“Throughout life our existence is profoundly influenced by names, names of persons we meet and love, names of characters, whether in history or fiction, who embody for us what we mean by goodness, justice, courage, names of artists and scientists who have helped us form our conception of life and the world. Indeed one might say, ‘Give me a list of the names in your life and I will tell you who you are.’ ”
It so happens that, when I was a schoolboy, the first poets that made up the role-call of my adolescence were Emily Dickinson, Sylvia Plath, E. E. Cummings, T. S. Eliot and W. H. Auden. It now seems odd that I was attracted to such a heterogeneous collection of poets, but their work surely helped shape my early conception of life.

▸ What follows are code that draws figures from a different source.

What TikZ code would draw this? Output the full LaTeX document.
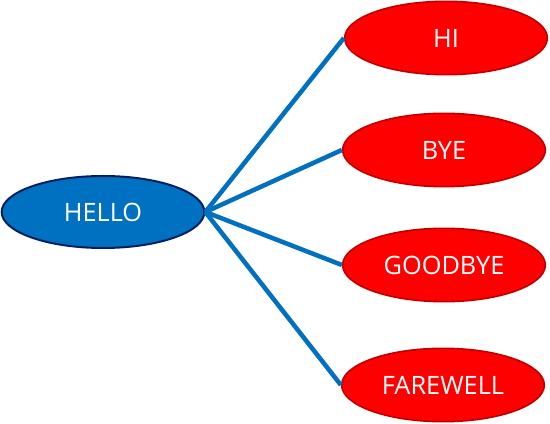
\documentclass[tikz,border=0pt]{standalone}
\usepackage{fontspec}
\setmainfont{Open Sans}
\usetikzlibrary{shapes.geometric}
\definecolor{hellofill}{RGB}{0,112,192}
\definecolor{helloedge}{RGB}{0,32,96}
\definecolor{wordfill}{RGB}{255,0,0}
\definecolor{wordedge}{RGB}{192,0,0}
\definecolor{linkblue}{RGB}{0,112,192}

\begin{document}
\begin{tikzpicture}[x=0.75pt, y=0.75pt,
    every node/.style={font=\fontsize{19}{21}\selectfont, text=white},
    root/.style={ellipse, draw=helloedge, fill=hellofill, line width=1.5pt,
        inner sep=0pt, minimum width=152pt, minimum height=54pt},
    word/.style={ellipse, draw=wordedge, fill=wordfill, line width=1.2pt,
        inner sep=0pt, minimum width=152pt, minimum height=55pt},
    link/.style={draw=linkblue, line width=3.4pt}]
            \useasboundingbox (0,0) rectangle (550,424);

            % Centre
            \node[root] (hello) at (103,212) {HELLO};

            % Answers
            \node[word] (hi) at (446,386) {HI};
            \node[word] (bye) at (444,274) {BYE};
            \node[word] (goodbye) at (444,159) {GOODBYE};
            \node[word] (farewell) at (443,39) {FAREWELL};

            % Links
            \draw[link] (hello.east) -- (hi.west);
            \draw[link] (hello.east) -- (bye.west);
            \draw[link] (hello.east) -- (goodbye.west);
            \draw[link] (hello.east) -- (farewell.west);
        \end{tikzpicture}
\end{document}
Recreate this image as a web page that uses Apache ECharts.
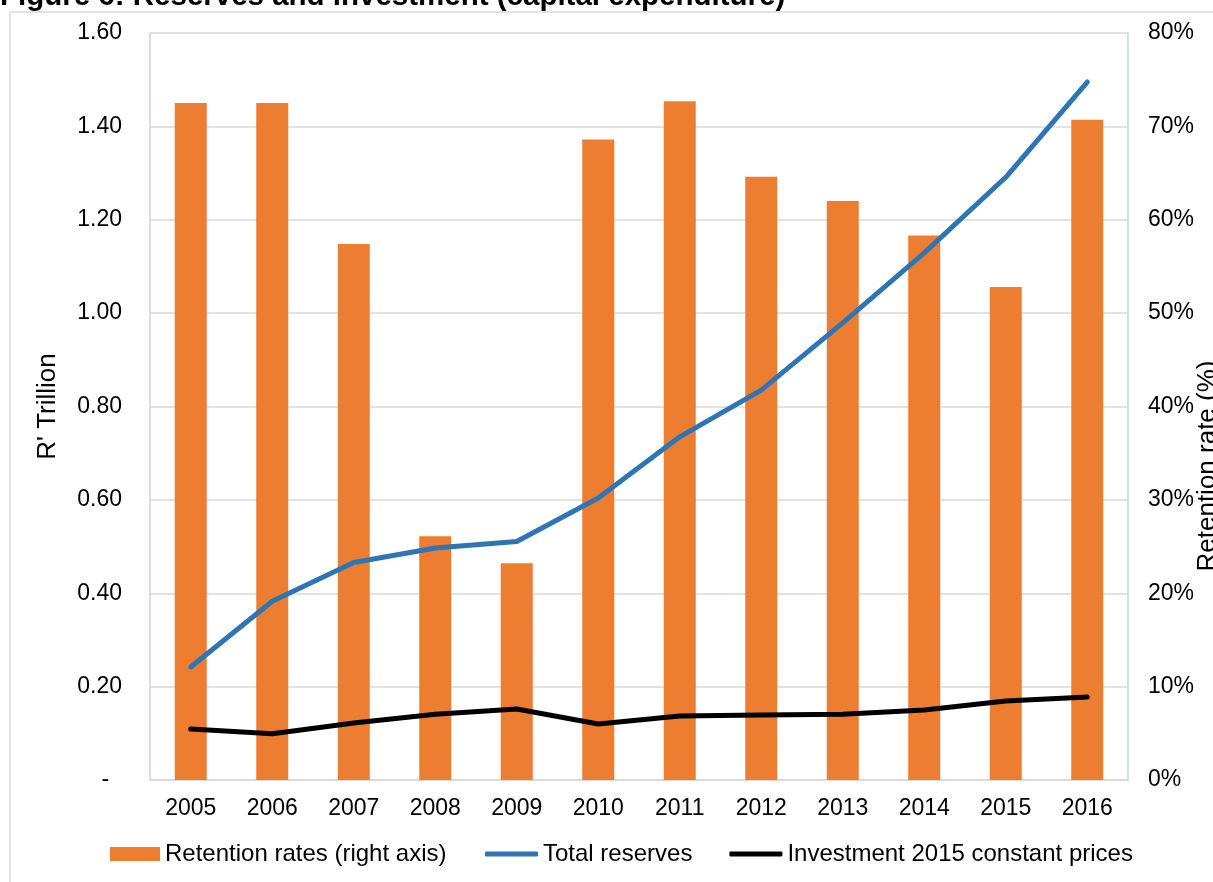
<!DOCTYPE html>
<html>
<head>
<meta charset="utf-8">
<script src="https://cdn.jsdelivr.net/npm/echarts@6/dist/echarts.min.js"></script>
<style>
  html, body { margin: 0; padding: 0; background: #fff; }
  #chart { width: 1213px; height: 882px; }
</style>
</head>
<body>
<div id="chart"></div>
<script>
const years = ['2005', '2006', '2007', '2008', '2009', '2010', '2011', '2012', '2013', '2014', '2015', '2016']
// retention rate, % (right axis)
const retention = [72.5, 72.5, 57.4, 26.1, 23.2, 68.6, 72.7, 64.6, 62.0, 58.3, 52.8, 70.7]
// R' trillion (left axis)
const totalReserves = [0.242, 0.383, 0.466, 0.497, 0.511, 0.604, 0.735, 0.835, 0.979, 1.129, 1.291, 1.495]
const investment = [0.109, 0.099, 0.122, 0.141, 0.152, 0.120, 0.137, 0.139, 0.141, 0.150, 0.169, 0.178]
const leftTicks = { min: 0, max: 1.6, interval: 0.2 }
const rightTicks = { min: 0, max: 80, interval: 10 }

const font = '"Liberation Sans", Arial, sans-serif'
const myChart = echarts.init(document.getElementById('chart'))

const legendText = { fontSize: 24, color: '#000', fontFamily: font }

const options = {
  backgroundColor: '#fff',
  animation: false,
  textStyle: { fontFamily: font },
  graphic: [
    {
      type: 'rect',
      shape: { x: 10, y: 12, width: 1400, height: 1000 },
      style: { fill: 'none', stroke: '#d9d9d9', lineWidth: 1.5 },
      z: -1
    },
    {
      type: 'text',
      x: 0,
      y: -3,
      style: {
        text: 'Figure 6: Reserves and investment (capital expenditure)',
        font: 'bold 29.5px ' + font,
        fill: '#000',
        align: 'left',
        verticalAlign: 'middle'
      }
    },
    {
      type: 'text',
      x: 1208,
      y: 466,
      rotation: Math.PI / 2,
      style: {
        text: 'Retention rate (%)',
        font: '26px ' + font,
        fill: '#000',
        align: 'center',
        verticalAlign: 'middle'
      }
    }
  ],
  grid: {
    left: 150,
    right: 85,
    top: 33,
    bottom: 102
  },
  legend: [
    {
      left: 110,
      top: 842,
      padding: 0,
      icon: 'rect',
      itemWidth: 50,
      itemHeight: 14,
      textStyle: legendText,
      data: ['Retention rates (right axis)']
    },
    {
      left: 485,
      top: 842,
      padding: 0,
      icon: 'roundRect',
      itemWidth: 53,
      itemHeight: 5,
      itemGap: 37,
      textStyle: legendText,
      data: ['Total reserves', 'Investment 2015 constant prices']
    }
  ],
  xAxis: [
    {
      type: 'category',
      data: years,
      boundaryGap: true,
      axisLine: { lineStyle: { color: '#d9d9d9', width: 2 } },
      axisTick: { show: false },
      axisLabel: { fontSize: 23, color: '#000', margin: 17 }
    }
  ],
  yAxis: [
    {
      type: 'value',
      min: leftTicks.min,
      max: leftTicks.max,
      interval: leftTicks.interval,
      name: "R' Trillion",
      nameLocation: 'middle',
      nameGap: 89,
      nameTextStyle: { fontSize: 26, color: '#000' },
      axisLine: { show: true, lineStyle: { color: '#bdd7ee', width: 1.5 } },
      axisTick: { show: false },
      splitLine: { lineStyle: { color: '#d9d9d9', width: 1.5 } },
      axisLabel: {
        fontSize: 23,
        color: '#000',
        margin: 28,
        formatter: v => (v === 0 ? '-  ' : v.toFixed(2))
      }
    },
    {
      type: 'value',
      min: rightTicks.min,
      max: rightTicks.max,
      interval: rightTicks.interval,
      position: 'right',
      axisLine: { show: true, lineStyle: { color: '#bdd7ee', width: 1.5 } },
      axisTick: { show: false },
      splitLine: { show: false },
      axisLabel: {
        fontSize: 23,
        color: '#000',
        margin: 20,
        formatter: v => v + '%'
      }
    }
  ],
  series: [
    {
      name: 'Retention rates (right axis)',
      type: 'bar',
      yAxisIndex: 1,
      barWidth: 32,
      data: retention,
      itemStyle: { color: '#ed7d31' }
    },
    {
      name: 'Total reserves',
      type: 'line',
      yAxisIndex: 0,
      data: totalReserves,
      symbol: 'none',
      lineStyle: { color: '#2e75b6', width: 5, cap: 'round', join: 'round' },
      itemStyle: { color: '#2e75b6' }
    },
    {
      name: 'Investment 2015 constant prices',
      type: 'line',
      yAxisIndex: 0,
      data: investment,
      symbol: 'none',
      lineStyle: { color: '#000', width: 5, cap: 'round', join: 'round' },
      itemStyle: { color: '#000' }
    }
  ]
}

myChart.setOption(options)
</script>
</body>
</html>
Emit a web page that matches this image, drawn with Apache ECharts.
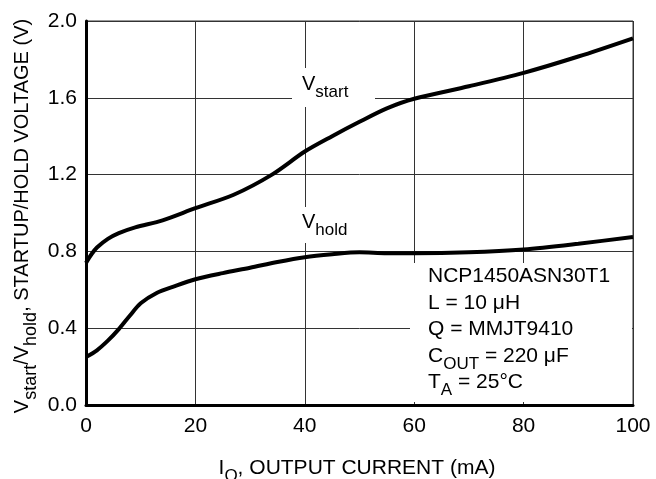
<!DOCTYPE html>
<html>
<head>
<meta charset="utf-8">
<script src="https://cdn.jsdelivr.net/npm/echarts@6/dist/echarts.min.js"></script>
<style>
html,body{margin:0;padding:0;background:#fff;}
#chart{width:656px;height:479px;}
</style>
</head>
<body>
<div id="chart"></div>
<script>
// Data
var xTicks = [0, 20, 40, 60, 80, 100];
var yTicks = [0.0, 0.4, 0.8, 1.2, 1.6, 2.0];

var startCurrent = [0, 1, 2, 4, 6, 9, 14, 20, 27, 34, 40, 45, 50, 55, 60, 70, 80, 90, 100];
var startVoltage = [0.74, 0.785, 0.82, 0.865, 0.895, 0.925, 0.962, 1.025, 1.095, 1.20, 1.32, 1.40, 1.475, 1.545, 1.595, 1.66, 1.73, 1.815, 1.91];

var holdCurrent = [0, 2, 4, 6, 8, 10, 13, 16, 20, 25, 30, 35, 40, 45, 50, 55, 60, 70, 80, 90, 100];
var holdVoltage = [0.25, 0.285, 0.335, 0.395, 0.465, 0.53, 0.585, 0.617, 0.655, 0.687, 0.715, 0.745, 0.77, 0.785, 0.795, 0.79, 0.79, 0.795, 0.81, 0.84, 0.875];

var annotationLines = [
  '{v|NCP1450ASN30T1}',
  '{v|L = 10 μH}',
  '{v|Q = MMJT9410}',
  '{v|C}{s|OUT}{v| = 220 μF}',
  '{v|T}{s|A}{v| = 25°C}'
];

function pairs(xs, ys) { return xs.map(function (x, i) { return [x, ys[i]]; }); }

var FONT = '"Liberation Sans", Arial, Helvetica, sans-serif';
function rich(main, sub) {
  return {
    v: { fontSize: main, fontFamily: FONT, fill: '#000', color: '#000', lineHeight: 22, verticalAlign: 'top' },
    s: { fontSize: sub, fontFamily: FONT, fill: '#000', color: '#000', lineHeight: 18, padding: [10, 0, 0, 0], verticalAlign: 'top' }
  };
}

var chart = echarts.init(document.getElementById('chart'), null, { renderer: 'canvas' });

var graphics = [
  // white boxes behind labels
  { type: 'rect', z: 1, shape: { x: 292, y: 68, width: 83, height: 39 }, style: { fill: '#fff' } },
  { type: 'rect', z: 1, shape: { x: 292, y: 207, width: 80, height: 36 }, style: { fill: '#fff' } },
  { type: 'rect', z: 1, shape: { x: 410, y: 263, width: 222, height: 139 }, style: { fill: '#fff' } },
  { type: 'text', z: 5, x: 302, y: 74, style: { text: '{v|V}{s|start}', rich: rich(20, 17), align: 'left', verticalAlign: 'top' } },
  { type: 'text', z: 5, x: 302, y: 212, style: { text: '{v|V}{s|hold}', rich: rich(20, 17), align: 'left', verticalAlign: 'top' } },
  // axis titles
  { type: 'text', z: 5, x: 357, y: 458, style: { text: '{v|I}{s|O}{v|, OUTPUT CURRENT (mA)}', rich: rich(21, 17), align: 'center', verticalAlign: 'top' } },
  { type: 'text', z: 5, x: 12, y: 216, rotation: Math.PI / 2, style: { text: '{v|V}{s|start}{v|/V}{s|hold}{v|, STARTUP/HOLD VOLTAGE (V)}', rich: rich(20, 18), align: 'center', verticalAlign: 'top' } }
];
annotationLines.forEach(function (t, i) {
  graphics.push({ type: 'text', z: 5, x: 428, y: 266 + i * 26.5, style: { text: t, rich: rich(21, 17), align: 'left', verticalAlign: 'top' } });
});

chart.setOption({
  animation: false,
  backgroundColor: '#fff',
  grid: { left: 86, right: 23, top: 21, bottom: 74, show: true, borderColor: '#333', borderWidth: 1, backgroundColor: 'transparent' },
  xAxis: {
    type: 'value', min: xTicks[0], max: xTicks[xTicks.length - 1], interval: 20,
    axisLine: { show: true, onZero: false, lineStyle: { color: '#000', width: 3 } },
    axisTick: { show: false },
    splitLine: { show: true, lineStyle: { color: '#333', width: 1 } },
    axisLabel: { color: '#000', fontSize: 21, fontFamily: FONT, margin: 11 }
  },
  yAxis: {
    type: 'value', min: yTicks[0], max: yTicks[yTicks.length - 1], interval: 0.4,
    axisLine: { show: true, onZero: false, lineStyle: { color: '#000', width: 3 } },
    axisTick: { show: false },
    splitLine: { show: true, lineStyle: { color: '#333', width: 1 } },
    axisLabel: { color: '#000', fontSize: 21, fontFamily: FONT, margin: 9, formatter: function (v) { return v.toFixed(1); } }
  },
  graphic: graphics,
  series: [
    { type: 'line', name: 'Vstart', data: pairs(startCurrent, startVoltage), smooth: 0.3, showSymbol: false, z: 3,
      lineStyle: { color: '#000', width: 4 } },
    { type: 'line', name: 'Vhold', data: pairs(holdCurrent, holdVoltage), smooth: 0.3, showSymbol: false, z: 3,
      lineStyle: { color: '#000', width: 4 } }
  ]
});
</script>
</body>
</html>
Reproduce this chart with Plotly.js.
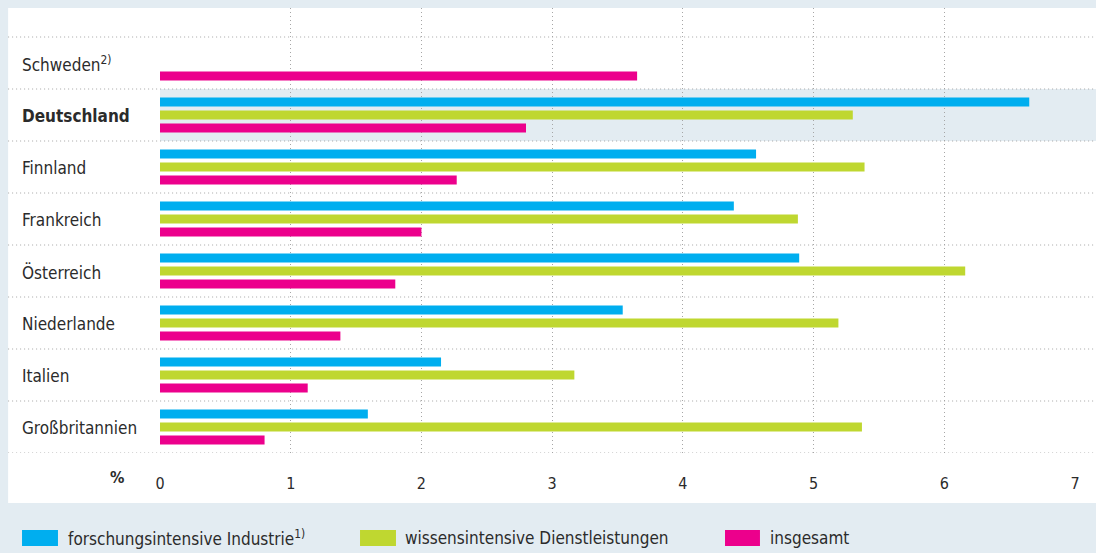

Youthful literary passions don’t always bear revisiting. It seems unlikely that I will return to Plath, Dickinson or Cummings though by objective standards they are good poets. They make up a litany of writers I once enjoyed that I haven’t found to sustain rereading.
Eliot and Auden, Tom and Wystan as I somewhat absurdly think of them having read many memoirs and accounts of their contemporaries, are, if not quite constants, writers I dip into annually to refresh my memory of a particular line or poem. Both poets peaked in one of those infrequent intervals when the British decided to almost cherish their intellectuals. They were recognised, frequently on the radio and television, difficult to imagine in these times when our culture is infantilised and debased in precisely the way Auden foretold; last bulwarks as both poets were against a seemingly endless surge of neatly packaged, crude content to be voraciously consumed and forgotten.
Reading Auden’s prose for the first time is to be startled by its originality and by the sharpness of his insights. Michael Wood reviewed a volume of the prose, part of a complete edition of Auden’s works by Princeton University Press, consequently I’m reading volume V and would be content to read little else for quite some time.
His prose inevitably returns you to his poetry. A quite brilliant essay, The Fall of Rome, is a companion piece for his poem of the same name. For any writer of Auden’s acuity, all the writing forms a single body of work. There was a time when all my reading was of poetry, to engage with a gifted poet’s work after a thirty year absence is to discover a lush exquisiteness that only experience and the transformative nature of time can bring about. It also reminds me with some urgency to make much more time for poetry, whether revisiting barely recalled chestnuts or exploring newer work.